— BEGIN Provided data —

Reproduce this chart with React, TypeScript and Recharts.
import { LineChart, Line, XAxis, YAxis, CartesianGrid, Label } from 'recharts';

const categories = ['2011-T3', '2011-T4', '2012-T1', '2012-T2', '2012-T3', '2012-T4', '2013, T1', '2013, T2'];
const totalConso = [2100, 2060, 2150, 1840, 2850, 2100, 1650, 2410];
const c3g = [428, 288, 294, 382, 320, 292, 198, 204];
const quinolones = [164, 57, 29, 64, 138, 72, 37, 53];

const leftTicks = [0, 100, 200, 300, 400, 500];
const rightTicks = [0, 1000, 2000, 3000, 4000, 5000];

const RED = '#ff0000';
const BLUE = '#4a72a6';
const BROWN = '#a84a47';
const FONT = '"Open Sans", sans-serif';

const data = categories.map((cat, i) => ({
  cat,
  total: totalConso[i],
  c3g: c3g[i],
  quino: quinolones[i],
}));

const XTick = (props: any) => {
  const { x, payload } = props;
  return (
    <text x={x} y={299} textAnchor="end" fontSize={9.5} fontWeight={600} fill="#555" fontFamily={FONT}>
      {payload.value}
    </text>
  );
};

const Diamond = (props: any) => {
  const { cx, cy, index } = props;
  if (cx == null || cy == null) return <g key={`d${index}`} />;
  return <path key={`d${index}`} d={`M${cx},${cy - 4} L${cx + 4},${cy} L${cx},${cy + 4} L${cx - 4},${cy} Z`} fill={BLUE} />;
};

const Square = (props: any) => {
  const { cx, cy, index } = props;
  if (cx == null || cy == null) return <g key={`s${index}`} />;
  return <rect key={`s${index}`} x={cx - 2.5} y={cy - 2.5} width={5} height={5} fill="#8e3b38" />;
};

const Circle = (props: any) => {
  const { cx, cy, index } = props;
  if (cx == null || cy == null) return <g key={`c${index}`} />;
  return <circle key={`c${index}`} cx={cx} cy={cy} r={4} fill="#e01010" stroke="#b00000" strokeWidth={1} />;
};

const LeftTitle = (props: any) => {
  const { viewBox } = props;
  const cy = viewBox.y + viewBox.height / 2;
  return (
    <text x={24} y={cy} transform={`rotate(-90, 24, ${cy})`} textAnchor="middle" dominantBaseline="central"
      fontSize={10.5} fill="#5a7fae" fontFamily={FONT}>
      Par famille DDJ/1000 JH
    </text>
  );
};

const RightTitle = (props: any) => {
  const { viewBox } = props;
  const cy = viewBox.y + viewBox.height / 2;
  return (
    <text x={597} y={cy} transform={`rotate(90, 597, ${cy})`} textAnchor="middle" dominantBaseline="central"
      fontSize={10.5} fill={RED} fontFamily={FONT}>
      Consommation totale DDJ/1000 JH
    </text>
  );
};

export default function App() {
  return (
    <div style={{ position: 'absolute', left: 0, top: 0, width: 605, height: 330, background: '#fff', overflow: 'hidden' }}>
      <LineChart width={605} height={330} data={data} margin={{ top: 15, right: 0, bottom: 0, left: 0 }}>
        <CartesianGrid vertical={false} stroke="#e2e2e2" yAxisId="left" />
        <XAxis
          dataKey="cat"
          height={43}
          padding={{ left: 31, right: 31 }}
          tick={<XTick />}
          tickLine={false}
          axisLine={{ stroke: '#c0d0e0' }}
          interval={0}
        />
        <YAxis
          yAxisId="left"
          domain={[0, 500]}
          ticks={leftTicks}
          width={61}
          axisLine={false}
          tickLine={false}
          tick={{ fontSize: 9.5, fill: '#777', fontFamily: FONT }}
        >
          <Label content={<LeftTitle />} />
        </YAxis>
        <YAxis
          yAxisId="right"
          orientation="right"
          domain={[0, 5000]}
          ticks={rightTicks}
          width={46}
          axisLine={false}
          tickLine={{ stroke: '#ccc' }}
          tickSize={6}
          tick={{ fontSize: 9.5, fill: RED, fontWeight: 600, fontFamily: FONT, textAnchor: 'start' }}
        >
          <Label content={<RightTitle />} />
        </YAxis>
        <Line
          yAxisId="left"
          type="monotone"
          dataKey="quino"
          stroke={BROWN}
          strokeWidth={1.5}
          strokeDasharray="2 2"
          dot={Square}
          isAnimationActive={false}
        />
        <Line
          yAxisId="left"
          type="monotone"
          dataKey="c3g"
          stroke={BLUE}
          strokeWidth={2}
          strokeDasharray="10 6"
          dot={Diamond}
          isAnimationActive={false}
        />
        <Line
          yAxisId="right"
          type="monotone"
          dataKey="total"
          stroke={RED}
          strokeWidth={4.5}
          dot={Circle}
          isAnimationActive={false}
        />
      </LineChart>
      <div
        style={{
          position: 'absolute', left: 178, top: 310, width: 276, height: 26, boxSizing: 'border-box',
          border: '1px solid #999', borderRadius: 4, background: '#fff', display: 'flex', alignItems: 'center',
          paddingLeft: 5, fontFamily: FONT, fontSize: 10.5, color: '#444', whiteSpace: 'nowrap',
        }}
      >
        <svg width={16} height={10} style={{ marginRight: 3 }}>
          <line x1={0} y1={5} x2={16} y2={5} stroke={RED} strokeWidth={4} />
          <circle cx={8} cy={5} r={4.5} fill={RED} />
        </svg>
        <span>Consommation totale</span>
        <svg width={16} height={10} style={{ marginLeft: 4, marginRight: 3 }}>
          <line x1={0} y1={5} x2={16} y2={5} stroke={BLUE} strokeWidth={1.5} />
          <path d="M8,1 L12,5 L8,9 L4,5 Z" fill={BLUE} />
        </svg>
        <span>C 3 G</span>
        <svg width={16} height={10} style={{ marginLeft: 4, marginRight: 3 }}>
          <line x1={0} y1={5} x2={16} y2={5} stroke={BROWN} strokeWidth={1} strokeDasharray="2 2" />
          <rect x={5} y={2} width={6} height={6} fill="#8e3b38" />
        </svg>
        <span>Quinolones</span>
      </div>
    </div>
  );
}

— END Provided data —
— BEGIN Provided data —

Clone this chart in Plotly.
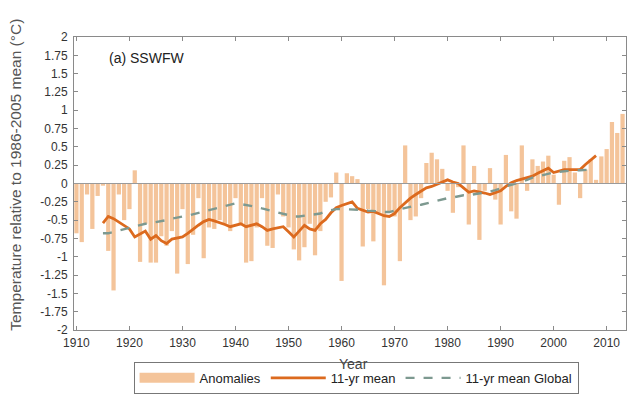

— END Provided data —
— BEGIN Provided data —

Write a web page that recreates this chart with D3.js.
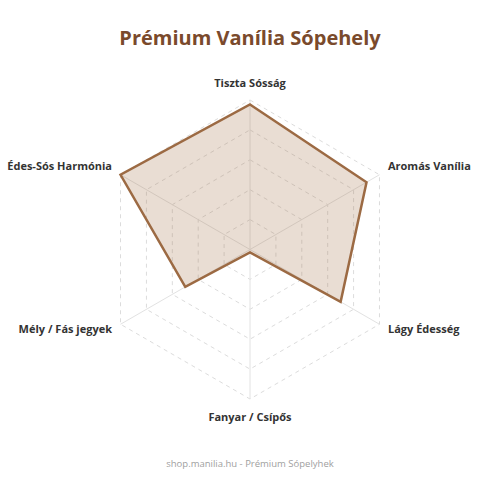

— END Provided data —

### [What is asked]
Show each line in the entries that holds the string "this".

### [Completed task]
Reproduce this chart with React, TypeScript and Recharts.
Clone this chart in Plotly.
Write a web page that recreates this chart with D3.js.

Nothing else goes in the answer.